Craving Sweets? It Could Be Your Bodyweight


It’s a catch-22: Being obese makes you less sensitive to sweet taste, which leads to more sugar cravings and more weight gain. That’s because body fat is responsible for getting your brained hooked on sugar.

Penn State researchers looked at the differences between the sense of taste and pleasure that obese and lean individuals derive from sweet foods.

“When you have excess body weight, the brain is supposed to tell you not to eat more, or not choose high caloric meals” Andras Hajnal, associate professor of neural and behavioral sciences at Penn State College of Medicine, explains. “But this control apparently fails and thus the obesity epidemic is rising, and we want to find out how the sense of taste drives up food intake.”

According to the researchers, an increase in the weight-height ratio is usually accompanied by a decrease in dopamine, which is a neurotransmitter associated with the brain’s pleasure system.

As a result, overweight individuals seek sweet foods, which affect the perception of food’s taste.

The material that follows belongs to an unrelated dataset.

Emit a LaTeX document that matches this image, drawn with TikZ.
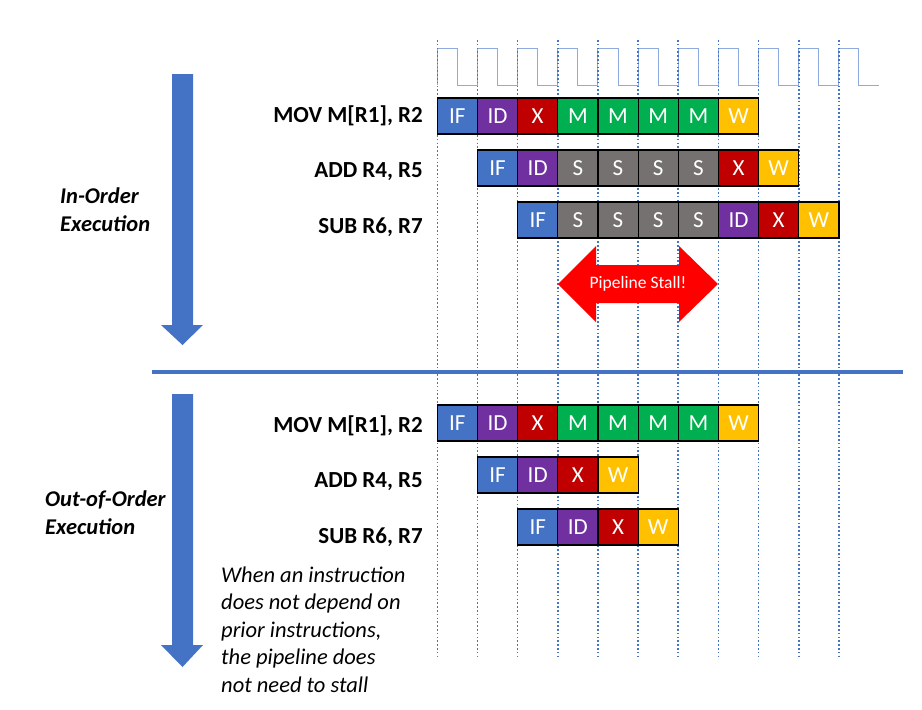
\documentclass[tikz,border=0pt]{standalone}
\usepackage{fontspec}
\setmainfont{Carlito}
\usetikzlibrary{calc}
\definecolor{cIF}{HTML}{4472C4}
\definecolor{cID}{HTML}{7030A0}
\definecolor{cX}{HTML}{C00000}
\definecolor{cM}{HTML}{00B050}
\definecolor{cW}{HTML}{FFC000}
\definecolor{cS}{HTML}{767171}
\newcommand{\flowColor}{cIF}
\newcommand{\stallColor}{red}
\tikzset{stage/.style = {draw=black, line width=1.2pt, minimum width=40.16pt, minimum height=36pt, inner sep=0pt, text=white, font=\fontsize{23}{23}\selectfont, text height=14.8pt, text depth=0pt}}
\tikzset{instr/.style = {anchor=base east, inner sep=0pt, font=\fontsize{23}{27}\selectfont\bfseries}}
\tikzset{side/.style = {anchor=base west, inner sep=0pt, align=left, font=\fontsize{22.5}{28}\selectfont\bfseries\itshape}}
\tikzset{tick/.style = {\flowColor, line width=1.6pt, dash pattern=on 1.6pt off 2.2pt}}
\tikzset{clock/.style = {color={rgb,255:red,143;green,170;blue,220}, line width=1pt}}

\begin{document}
\begin{tikzpicture}[x=1pt, y=-1pt]
    \def\xo{437.3}
    \def\p{40.16}
    \useasboundingbox (0,0) rectangle (922,710);

    % clock signal
    \draw[clock] (\xo,85) \foreach \i in {0,...,10} {-- ++(0,-37) -- ++(0.5*\p,0) -- ++(0,37) -- ++(0.5*\p,0)};

    % cycle boundaries
    \foreach \i in {0,...,10}
        \draw[tick] ({\xo+\i*\p},40) -- ({\xo+\i*\p},659);

    % pipeline stages, one row per instruction
    \foreach \y/\c/\list [count=\r] in {116/0/{IF,ID,X,M,M,M,M,W}, 168/1/{IF,ID,S,S,S,S,X,W}, 220/2/{IF,S,S,S,S,ID,X,W}, 423/0/{IF,ID,X,M,M,M,M,W}, 475/1/{IF,ID,X,W}, 527/2/{IF,ID,X,W}}
        \foreach \s [count=\i from \c] in \list
            \node[stage, fill=c\s] (b\r-\i) at ({\xo+(\i+0.5)*\p},\y) {\s};

    \node[instr] (mov1) at (423,122) {MOV M[R1], R2};
    \node[instr] (add1) at (423,177) {ADD R4, R5};
    \node[instr] (sub1) at (423,233) {SUB R6, R7};
    \node[instr] (mov2) at (423,432) {MOV M[R1], R2};
    \node[instr] (add2) at (423,487) {ADD R4, R5};
    \node[instr] (sub2) at (423,543) {SUB R6, R7};

    % stall marker
    \fill[\stallColor] (558,284) -- (596,246) -- (596,265) -- (679,265) -- (679,246) -- (718,284)
        -- (679,322) -- (679,303) -- (596,303) -- (596,322) -- cycle;
    \node[text=white, font=\fontsize{17.5}{17.5}\selectfont] (stall) at (638,284) {Pipeline Stall!};

    % separator
    \draw[\flowColor, line width=4pt] (152,372) -- (903,372);

    % time arrows
    \fill[\flowColor] (172,74) -- (193,74) -- (193,325) -- (203,325) -- (182.5,345) -- (161,325) -- (172,325) -- cycle;
    \fill[\flowColor] (172,394) -- (193,394) -- (193,645) -- (203,645) -- (182.5,667) -- (161,645) -- (172,645) -- cycle;

    % base anchor sits on the last line
    \node[side] (inorder) at (60,231) {In-Order\\Execution};
    \node[side] (outorder) at (45,534) {Out-of-Order\\Execution};
    \node[side, font=\fontsize{22.5}{27.5}\selectfont\itshape] (note) at (221,692)
        {When an instruction\\does not depend on\\prior instructions,\\the pipeline does\\not need to stall};
\end{tikzpicture}
\end{document}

And once you are desensitized to sweetness, you will be inclined to eat sweeter and sweeter foods.

Why does this matter to you? Because the fat and sugar in processed foods chronically stimulates–and dulls–our taste and food reward neurons. As a result, we need more and more sugar to keep us satisfied. Put an end to the vicious cycle by maintaining a clean-eating lifestyle that focuses on lean protein, healthy fat, tons of fiber and no sugar!